The above was done on XFS, because ext4 doesn't support 512 byte
block sizes.

> delayed allocation extents on page fault - at that time file is only 48KB
> so we naturally don't allocate blocks for blocks beyond those 48KB. However
> after extending the file, the part of the page at offsets beyond 48KB
> suddently becomes part of the file and if you write some data there (no
> page fault happens because the page is already marked writeable in the page
> tables), we won't have any delayed allocation extent backing that data.
> 
> One thing to note here is that posix specifically says that extending file
> while it is mmaped has undefined consequences for the mmap so technically
> speaking if we would just throw away the data, we would still adhere to it.
> I don't think we should be so harsh but I mention this to explain why some
> weirdness may be acceptable.

Right - if you touch the mmap()d range beyond EOF before the file
is extended, we segv the application. So, really, it's just a bad
idea to do this.

> Anyway, fixing this isn't completely easy. I was looking into that some
> years ago and the best solution I've found back then was to writeprotect
> the last partial page whenever blocksize < pagesize, we are extending the
> file and creating hole in the last partial page beyond original EOF. This
> actually requires tweaking not only truncate path but also write path and
> the locking was somewhat hairy there because we need to writeprotect the
> tail page before updating i_size and make sure noone can fault it in again
> before the i_size is updated.

It's just another "we can't synchronise page faults against IO"
problem, just like we have with hole punching.
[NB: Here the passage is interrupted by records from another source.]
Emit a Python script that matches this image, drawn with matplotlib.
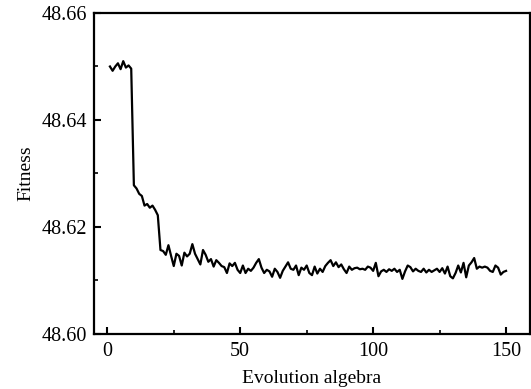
import numpy as np
import matplotlib
matplotlib.use('Agg')
import matplotlib.pyplot as plt
from matplotlib.ticker import MultipleLocator

# fitness per generation
generations = list(range(1, 151))
fitness = [
    48.6500, 48.6492, 48.6500, 48.6506, 48.6495, 48.6510, 48.6498, 48.6502, 48.6496,
    48.6278, 48.6272, 48.6262, 48.6258, 48.6240, 48.6243, 48.6236, 48.6240, 48.6232, 48.6222,
    48.6157, 48.6155, 48.6148, 48.6166, 48.6146, 48.6127, 48.6150, 48.6146, 48.6128, 48.6152,
    48.6145, 48.6150, 48.6168, 48.6150, 48.6140, 48.6130, 48.6157, 48.6148, 48.6135, 48.6140,
    48.6126, 48.6138, 48.6133, 48.6127, 48.6125, 48.6114, 48.6132, 48.6127, 48.6133, 48.6120,
    48.6114, 48.6128, 48.6114, 48.6122, 48.6118, 48.6124, 48.6133, 48.6140, 48.6124, 48.6114,
    48.6120, 48.6117, 48.6107, 48.6122, 48.6116, 48.6105, 48.6118, 48.6126, 48.6134, 48.6122,
    48.6120, 48.6128, 48.6110, 48.6124, 48.6120, 48.6128, 48.6114, 48.6110, 48.6126, 48.6113,
    48.6122, 48.6116, 48.6127, 48.6133, 48.6138, 48.6127, 48.6134, 48.6125, 48.6130, 48.6121,
    48.6114, 48.6126, 48.6120, 48.6123, 48.6124, 48.6121, 48.6122, 48.6120, 48.6126, 48.6124,
    48.6118, 48.6133, 48.6108, 48.6117, 48.6120, 48.6116, 48.6121, 48.6118, 48.6122, 48.6116,
    48.6120, 48.6103, 48.6117, 48.6128, 48.6125, 48.6117, 48.6122, 48.6118, 48.6116, 48.6122,
    48.6115, 48.6120, 48.6116, 48.6119, 48.6122, 48.6116, 48.6123, 48.6113, 48.6126, 48.6108,
    48.6104, 48.6114, 48.6128, 48.6115, 48.6133, 48.6106, 48.6128, 48.6134, 48.6142, 48.6122,
    48.6126, 48.6124, 48.6126, 48.6124, 48.6118, 48.6116, 48.6128, 48.6124, 48.6111, 48.6116,
    48.6118,
]
assert len(fitness) == len(generations)

plt.rcParams['font.family'] = ['Liberation Serif', 'DejaVu Serif']
plt.rcParams['font.size'] = 14

fig = plt.figure(figsize=(5.31, 3.89), dpi=100)
ax = fig.add_axes([94/531, 1 - 334/389, 436/531, 321/389])

ax.plot(generations, fitness, color='black', lw=1.6)

ax.set_xlim(-5, 159)
ax.set_ylim(48.60, 48.66)
ax.xaxis.set_major_locator(MultipleLocator(50))
ax.xaxis.set_minor_locator(MultipleLocator(25))
ax.yaxis.set_major_locator(MultipleLocator(0.02))
ax.yaxis.set_minor_locator(MultipleLocator(0.01))
ax.yaxis.set_major_formatter(matplotlib.ticker.FormatStrFormatter('%.2f'))

ax.tick_params(which='major', direction='in', length=5, width=1.5, top=False, right=False)
ax.tick_params(which='minor', direction='in', length=3, width=1.2, top=False, right=False)
ax.tick_params(axis='x', labelsize=14.5, pad=6)
ax.tick_params(axis='y', labelsize=14.5, pad=5)
for s in ax.spines.values():
    s.set_linewidth(1.6)

ax.set_xlabel('Evolution algebra', fontsize=14, labelpad=6)
ax.set_ylabel('Fitness', fontsize=14, labelpad=5)

plt.savefig('out.png', dpi=100)
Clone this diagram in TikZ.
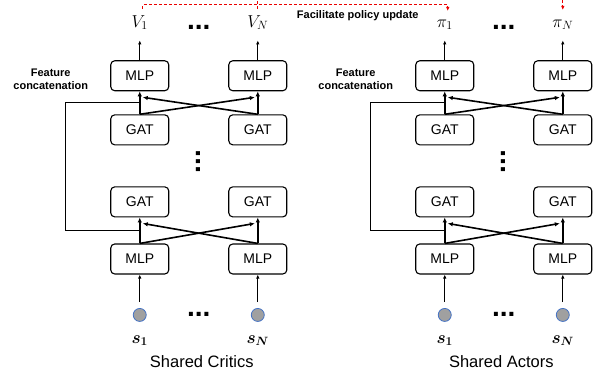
\documentclass[tikz,border=0pt]{standalone}
\usepackage{amsmath}
\usepackage[no-math]{fontspec}
\setmainfont{Liberation Sans}
\usetikzlibrary{matrix,positioning,calc,arrows.meta}
\definecolor{stategray}{RGB}{160,160,160}
\definecolor{stateblue}{RGB}{68,114,196}
\definecolor{updred}{RGB}{235,0,0}

\begin{document}
\begin{tikzpicture}[x=1pt, y=1pt, every text node part/.style={align=center},
  box/.style={draw, rounded corners=4pt, line width=1.1pt, minimum width=58pt, minimum height=30pt, inner sep=0pt, font=\fontsize{14}{16}\selectfont},
  outv/.style={inner sep=0pt, text height=12pt, text depth=4pt, font=\fontsize{17}{17}\selectfont},
  inp/.style={inner sep=0pt, text height=8pt, text depth=3pt, font=\fontsize{17}{17}\selectfont},
  agent/.style={circle, draw=stateblue, fill=stategray, line width=0.8pt, minimum size=13pt, inner sep=0pt},
  hdots/.style={inner sep=0pt, text height=4pt, text depth=0pt, font=\fontsize{28}{28}\selectfont\bfseries},
  feat/.style={inner sep=0pt, font=\fontsize{11}{13}\selectfont\bfseries},
  paneltitle/.style={inner sep=0pt, font=\fontsize{16.5}{18}\selectfont},
  xarrow/.style={-{Latex[length=5pt,width=4.5pt]}, line width=1.6pt},
  thinarrow/.style={-{Latex[length=4pt,width=3.5pt]}, line width=0.9pt},
  skipline/.style={line width=1.2pt},
  update/.style={draw=updred, dash pattern=on 3pt off 2pt, line width=1pt, -{Latex[length=4pt,width=3.5pt]}}]
  \useasboundingbox (0,0) rectangle (594,372);
  \clip (0,0) rectangle (594,372);

  % critics
  \matrix (critic) [row sep=0pt, column sep=17.8pt, inner sep=0pt, matrix anchor=north west, nodes={anchor=center}] at (110,357) {
  \node (cv1) [outv] {$V_1$}; & \node (cdots1) [hdots, yshift=-4pt] {...}; & \node (cvn) [outv] {$V_N$}; \\[29pt]
  \node (cmlp1) [box] {MLP}; & & \node (cmlpn) [box] {MLP}; \\[23pt]
  \node (cgat1) [box] {GAT}; & & \node (cgatn) [box] {GAT}; \\[4.3pt]
  & \node (cvdots) [hdots, rotate=90] {...}; & \\[13.3pt]
  \node (cgatb1) [box] {GAT}; & & \node (cgatbn) [box] {GAT}; \\[26pt]
  \node (cmlpb1) [box] {MLP}; & & \node (cmlpbn) [box] {MLP}; \\[33.5pt]
  \node (cs1) [agent] {}; & \node (cdots2) [hdots] {...}; & \node (csn) [agent] {}; \\[13.5pt]
  \node (cin1) [inp] {$\boldsymbol{s_1}$}; & & \node (cinn) [inp] {$\boldsymbol{s_N}$}; \\
  };
  \node (cfeat) [feat, left=22pt of cmlp1, yshift=-3.5pt] {Feature\\concatenation};
  \node (ccap) [paneltitle, below=9pt of critic, xshift=3pt] {Shared Critics};

  % actors
  \matrix (actor) [row sep=0pt, column sep=17.8pt, inner sep=0pt, matrix anchor=north west, nodes={anchor=center}] at (415,357) {
  \node (av1) [outv] {$\pi_1$}; & \node (adots1) [hdots, yshift=-4pt] {...}; & \node (avn) [outv] {$\pi_N$}; \\[29pt]
  \node (amlp1) [box] {MLP}; & & \node (amlpn) [box] {MLP}; \\[23pt]
  \node (agat1) [box] {GAT}; & & \node (agatn) [box] {GAT}; \\[4.3pt]
  & \node (avdots) [hdots, rotate=90] {...}; & \\[13.3pt]
  \node (agatb1) [box] {GAT}; & & \node (agatbn) [box] {GAT}; \\[26pt]
  \node (amlpb1) [box] {MLP}; & & \node (amlpbn) [box] {MLP}; \\[33.5pt]
  \node (as1) [agent] {}; & \node (adots2) [hdots] {...}; & \node (asn) [agent] {}; \\[13.5pt]
  \node (ain1) [inp] {$\boldsymbol{s_1}$}; & & \node (ainn) [inp] {$\boldsymbol{s_N}$}; \\
  };
  \node (afeat) [feat, left=22pt of amlp1, yshift=-3.5pt] {Feature\\concatenation};
  \node (acap) [paneltitle, below=9pt of actor, xshift=-2.5pt] {Shared Actors};

  % connections, critics
  \draw[thinarrow] ([yshift=6pt]cs1.north) -- (cmlpb1.south);
  \draw[thinarrow] ([yshift=6pt]csn.north) -- (cmlpbn.south);
  \draw[xarrow] (cmlpb1.north) -- (cgatb1.south);
  \draw[xarrow] (cmlpb1.north) -- ([xshift=-3pt,yshift=-6pt]cgatbn.south);
  \draw[xarrow] (cmlpbn.north) -- ([xshift=3pt,yshift=-6pt]cgatb1.south);
  \draw[xarrow] (cmlpbn.north) -- (cgatbn.south);
  \draw[xarrow] (cgat1.north) -- (cmlp1.south);
  \draw[xarrow] (cgat1.north) -- ([xshift=-3pt,yshift=-6pt]cmlpn.south);
  \draw[xarrow] (cgatn.north) -- ([xshift=3pt,yshift=-6pt]cmlp1.south);
  \draw[xarrow] (cgatn.north) -- (cmlpn.south);
  \draw[skipline] ($(cmlpb1.north)!.5!(cgatb1.south)$) -- ++(-74pt,0) |- ($(cgat1.north)!.5!(cmlp1.south)$);
  \draw[thinarrow] (cmlp1.north) -- ([yshift=-9pt]cv1.south);
  \draw[thinarrow] (cmlpn.north) -- ([yshift=-9pt]cvn.south);

  % connections, actors
  \draw[thinarrow] ([yshift=6pt]as1.north) -- (amlpb1.south);
  \draw[thinarrow] ([yshift=6pt]asn.north) -- (amlpbn.south);
  \draw[xarrow] (amlpb1.north) -- (agatb1.south);
  \draw[xarrow] (amlpb1.north) -- ([xshift=-3pt,yshift=-6pt]agatbn.south);
  \draw[xarrow] (amlpbn.north) -- ([xshift=3pt,yshift=-6pt]agatb1.south);
  \draw[xarrow] (amlpbn.north) -- (agatbn.south);
  \draw[xarrow] (agat1.north) -- (amlp1.south);
  \draw[xarrow] (agat1.north) -- ([xshift=-3pt,yshift=-6pt]amlpn.south);
  \draw[xarrow] (agatn.north) -- ([xshift=3pt,yshift=-6pt]amlp1.south);
  \draw[xarrow] (agatn.north) -- (amlpn.south);
  \draw[skipline] ($(amlpb1.north)!.5!(agatb1.south)$) -- ++(-74pt,0) |- ($(agat1.north)!.5!(amlp1.south)$);
  \draw[thinarrow] (amlp1.north) -- ([yshift=-9pt]av1.south);
  \draw[thinarrow] (amlpn.north) -- ([yshift=-9pt]avn.south);

  % policy update
  \draw[update] ([xshift=3pt,yshift=6pt]cv1.north) -- ++(0,4pt) -| ([xshift=3pt,yshift=4pt]av1.north)
    node (upd) [feat, pos=0.3525, below=5pt, text=black] {Facilitate policy update};
  \draw[update] ([yshift=6pt]cvn.north) -- ++(0,12pt) -| ([yshift=5pt]avn.north);
\end{tikzpicture}
\end{document}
The way we've
optimised truncate by using page locks and isize and mapping
checks is fine for simple cases where EOF isn't changing, but
the moment we need isize update vs page fault serialisation, or IO
vs page-fault-inside-EOF serialisation, we're screwed.

The whole concept that page faults are immune to/exempted from
filesystem IO serialisation requirements is fundamentally broken.
Until we fix that we're not going to be able to solve these
nasty corner cases.

Cheers,

Dave.
-- 
Dave Chinner
david@fromorbit.com